MATERIAL PROVIDED:
+++
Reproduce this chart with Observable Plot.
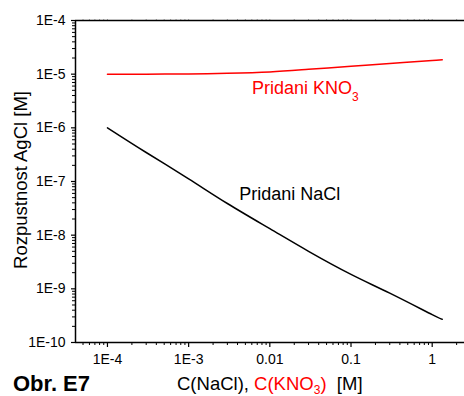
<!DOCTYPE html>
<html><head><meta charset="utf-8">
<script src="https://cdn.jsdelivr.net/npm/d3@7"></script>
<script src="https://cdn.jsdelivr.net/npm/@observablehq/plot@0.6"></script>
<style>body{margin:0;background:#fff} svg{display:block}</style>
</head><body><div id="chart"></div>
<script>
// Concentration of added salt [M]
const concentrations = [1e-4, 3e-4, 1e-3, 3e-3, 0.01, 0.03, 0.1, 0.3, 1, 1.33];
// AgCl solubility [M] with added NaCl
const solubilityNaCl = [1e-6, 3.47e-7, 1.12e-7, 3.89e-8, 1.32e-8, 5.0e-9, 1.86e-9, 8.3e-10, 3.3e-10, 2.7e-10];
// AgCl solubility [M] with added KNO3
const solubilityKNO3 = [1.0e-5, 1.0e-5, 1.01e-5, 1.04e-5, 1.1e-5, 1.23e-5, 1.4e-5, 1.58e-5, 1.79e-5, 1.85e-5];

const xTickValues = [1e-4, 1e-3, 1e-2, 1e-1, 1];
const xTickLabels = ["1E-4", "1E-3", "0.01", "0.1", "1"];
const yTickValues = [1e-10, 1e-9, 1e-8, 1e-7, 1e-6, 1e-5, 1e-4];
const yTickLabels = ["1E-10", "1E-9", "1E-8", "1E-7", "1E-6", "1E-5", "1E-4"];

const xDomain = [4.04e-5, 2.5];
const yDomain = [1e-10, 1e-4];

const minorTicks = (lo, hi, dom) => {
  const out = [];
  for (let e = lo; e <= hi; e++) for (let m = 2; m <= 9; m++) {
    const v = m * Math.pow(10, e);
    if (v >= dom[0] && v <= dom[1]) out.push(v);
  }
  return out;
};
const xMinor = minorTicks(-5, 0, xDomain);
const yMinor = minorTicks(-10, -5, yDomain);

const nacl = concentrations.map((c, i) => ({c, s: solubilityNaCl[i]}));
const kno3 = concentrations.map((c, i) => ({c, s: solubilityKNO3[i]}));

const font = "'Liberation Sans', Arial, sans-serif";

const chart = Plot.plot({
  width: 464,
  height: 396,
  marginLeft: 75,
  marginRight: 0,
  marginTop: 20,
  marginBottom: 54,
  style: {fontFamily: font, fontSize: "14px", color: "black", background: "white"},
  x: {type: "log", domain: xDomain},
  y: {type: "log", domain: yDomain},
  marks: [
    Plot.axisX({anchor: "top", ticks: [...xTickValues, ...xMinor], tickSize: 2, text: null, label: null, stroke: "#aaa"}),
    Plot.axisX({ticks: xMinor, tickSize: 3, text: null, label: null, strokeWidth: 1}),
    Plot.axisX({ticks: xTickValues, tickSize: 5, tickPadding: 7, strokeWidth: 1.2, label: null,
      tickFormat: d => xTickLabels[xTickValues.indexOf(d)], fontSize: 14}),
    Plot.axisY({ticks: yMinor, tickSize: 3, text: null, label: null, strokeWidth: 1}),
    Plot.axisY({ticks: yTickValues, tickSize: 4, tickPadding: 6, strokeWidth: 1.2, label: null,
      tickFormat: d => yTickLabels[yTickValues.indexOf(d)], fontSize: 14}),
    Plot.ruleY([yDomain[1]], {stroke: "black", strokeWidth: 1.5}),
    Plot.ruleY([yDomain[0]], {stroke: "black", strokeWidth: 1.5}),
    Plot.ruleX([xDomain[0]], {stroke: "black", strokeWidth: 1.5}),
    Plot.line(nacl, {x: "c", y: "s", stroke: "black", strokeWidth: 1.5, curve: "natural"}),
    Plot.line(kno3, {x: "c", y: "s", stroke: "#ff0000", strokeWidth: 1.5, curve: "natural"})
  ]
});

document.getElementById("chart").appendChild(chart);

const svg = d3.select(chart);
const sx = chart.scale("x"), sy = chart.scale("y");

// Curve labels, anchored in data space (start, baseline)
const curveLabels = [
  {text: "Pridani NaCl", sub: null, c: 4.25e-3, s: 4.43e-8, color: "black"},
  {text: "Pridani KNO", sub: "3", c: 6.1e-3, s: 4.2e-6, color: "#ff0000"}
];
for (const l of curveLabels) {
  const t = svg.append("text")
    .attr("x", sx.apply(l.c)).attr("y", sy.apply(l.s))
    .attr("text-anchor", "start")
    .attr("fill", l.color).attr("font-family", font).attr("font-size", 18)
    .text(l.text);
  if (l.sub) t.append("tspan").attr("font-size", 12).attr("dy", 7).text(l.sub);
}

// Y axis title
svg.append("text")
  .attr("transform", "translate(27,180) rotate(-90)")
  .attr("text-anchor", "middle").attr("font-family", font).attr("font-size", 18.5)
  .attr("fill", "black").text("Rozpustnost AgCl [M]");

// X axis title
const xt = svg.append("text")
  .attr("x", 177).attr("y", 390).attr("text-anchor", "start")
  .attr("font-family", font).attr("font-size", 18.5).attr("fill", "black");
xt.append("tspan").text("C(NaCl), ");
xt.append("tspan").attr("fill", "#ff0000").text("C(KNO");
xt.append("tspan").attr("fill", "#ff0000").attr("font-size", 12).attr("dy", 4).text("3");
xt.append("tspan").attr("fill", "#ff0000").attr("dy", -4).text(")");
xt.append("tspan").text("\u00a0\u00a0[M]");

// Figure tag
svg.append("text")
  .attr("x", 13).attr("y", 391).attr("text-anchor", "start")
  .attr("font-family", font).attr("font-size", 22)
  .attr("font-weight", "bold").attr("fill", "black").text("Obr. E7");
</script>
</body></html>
+++
EXERCISE PROMPT:
Would you return the data exactly as written, without the pictures?

TASK SOLUTION:
Reproduce this chart with Observable Plot.
<!DOCTYPE html>
<html><head><meta charset="utf-8">
<script src="https://cdn.jsdelivr.net/npm/d3@7"></script>
<script src="https://cdn.jsdelivr.net/npm/@observablehq/plot@0.6"></script>
<style>body{margin:0;background:#fff} svg{display:block}</style>
</head><body><div id="chart"></div>
<script>
// Concentration of added salt [M]
const concentrations = [1e-4, 3e-4, 1e-3, 3e-3, 0.01, 0.03, 0.1, 0.3, 1, 1.33];
// AgCl solubility [M] with added NaCl
const solubilityNaCl = [1e-6, 3.47e-7, 1.12e-7, 3.89e-8, 1.32e-8, 5.0e-9, 1.86e-9, 8.3e-10, 3.3e-10, 2.7e-10];
// AgCl solubility [M] with added KNO3
const solubilityKNO3 = [1.0e-5, 1.0e-5, 1.01e-5, 1.04e-5, 1.1e-5, 1.23e-5, 1.4e-5, 1.58e-5, 1.79e-5, 1.85e-5];

const xTickValues = [1e-4, 1e-3, 1e-2, 1e-1, 1];
const xTickLabels = ["1E-4", "1E-3", "0.01", "0.1", "1"];
const yTickValues = [1e-10, 1e-9, 1e-8, 1e-7, 1e-6, 1e-5, 1e-4];
const yTickLabels = ["1E-10", "1E-9", "1E-8", "1E-7", "1E-6", "1E-5", "1E-4"];

const xDomain = [4.04e-5, 2.5];
const yDomain = [1e-10, 1e-4];

const minorTicks = (lo, hi, dom) => {
  const out = [];
  for (let e = lo; e <= hi; e++) for (let m = 2; m <= 9; m++) {
    const v = m * Math.pow(10, e);
    if (v >= dom[0] && v <= dom[1]) out.push(v);
  }
  return out;
};
const xMinor = minorTicks(-5, 0, xDomain);
const yMinor = minorTicks(-10, -5, yDomain);

const nacl = concentrations.map((c, i) => ({c, s: solubilityNaCl[i]}));
const kno3 = concentrations.map((c, i) => ({c, s: solubilityKNO3[i]}));

const font = "'Liberation Sans', Arial, sans-serif";

const chart = Plot.plot({
  width: 464,
  height: 396,
  marginLeft: 75,
  marginRight: 0,
  marginTop: 20,
  marginBottom: 54,
  style: {fontFamily: font, fontSize: "14px", color: "black", background: "white"},
  x: {type: "log", domain: xDomain},
  y: {type: "log", domain: yDomain},
  marks: [
    Plot.axisX({anchor: "top", ticks: [...xTickValues, ...xMinor], tickSize: 2, text: null, label: null, stroke: "#aaa"}),
    Plot.axisX({ticks: xMinor, tickSize: 3, text: null, label: null, strokeWidth: 1}),
    Plot.axisX({ticks: xTickValues, tickSize: 5, tickPadding: 7, strokeWidth: 1.2, label: null,
      tickFormat: d => xTickLabels[xTickValues.indexOf(d)], fontSize: 14}),
    Plot.axisY({ticks: yMinor, tickSize: 3, text: null, label: null, strokeWidth: 1}),
    Plot.axisY({ticks: yTickValues, tickSize: 4, tickPadding: 6, strokeWidth: 1.2, label: null,
      tickFormat: d => yTickLabels[yTickValues.indexOf(d)], fontSize: 14}),
    Plot.ruleY([yDomain[1]], {stroke: "black", strokeWidth: 1.5}),
    Plot.ruleY([yDomain[0]], {stroke: "black", strokeWidth: 1.5}),
    Plot.ruleX([xDomain[0]], {stroke: "black", strokeWidth: 1.5}),
    Plot.line(nacl, {x: "c", y: "s", stroke: "black", strokeWidth: 1.5, curve: "natural"}),
    Plot.line(kno3, {x: "c", y: "s", stroke: "#ff0000", strokeWidth: 1.5, curve: "natural"})
  ]
});

document.getElementById("chart").appendChild(chart);

const svg = d3.select(chart);
const sx = chart.scale("x"), sy = chart.scale("y");

// Curve labels, anchored in data space (start, baseline)
const curveLabels = [
  {text: "Pridani NaCl", sub: null, c: 4.25e-3, s: 4.43e-8, color: "black"},
  {text: "Pridani KNO", sub: "3", c: 6.1e-3, s: 4.2e-6, color: "#ff0000"}
];
for (const l of curveLabels) {
  const t = svg.append("text")
    .attr("x", sx.apply(l.c)).attr("y", sy.apply(l.s))
    .attr("text-anchor", "start")
    .attr("fill", l.color).attr("font-family", font).attr("font-size", 18)
    .text(l.text);
  if (l.sub) t.append("tspan").attr("font-size", 12).attr("dy", 7).text(l.sub);
}

// Y axis title
svg.append("text")
  .attr("transform", "translate(27,180) rotate(-90)")
  .attr("text-anchor", "middle").attr("font-family", font).attr("font-size", 18.5)
  .attr("fill", "black").text("Rozpustnost AgCl [M]");

// X axis title
const xt = svg.append("text")
  .attr("x", 177).attr("y", 390).attr("text-anchor", "start")
  .attr("font-family", font).attr("font-size", 18.5).attr("fill", "black");
xt.append("tspan").text("C(NaCl), ");
xt.append("tspan").attr("fill", "#ff0000").text("C(KNO");
xt.append("tspan").attr("fill", "#ff0000").attr("font-size", 12).attr("dy", 4).text("3");
xt.append("tspan").attr("fill", "#ff0000").attr("dy", -4).text(")");
xt.append("tspan").text("\u00a0\u00a0[M]");

// Figure tag
svg.append("text")
  .attr("x", 13).attr("y", 391).attr("text-anchor", "start")
  .attr("font-family", font).attr("font-size", 22)
  .attr("font-weight", "bold").attr("fill", "black").text("Obr. E7");
</script>
</body></html>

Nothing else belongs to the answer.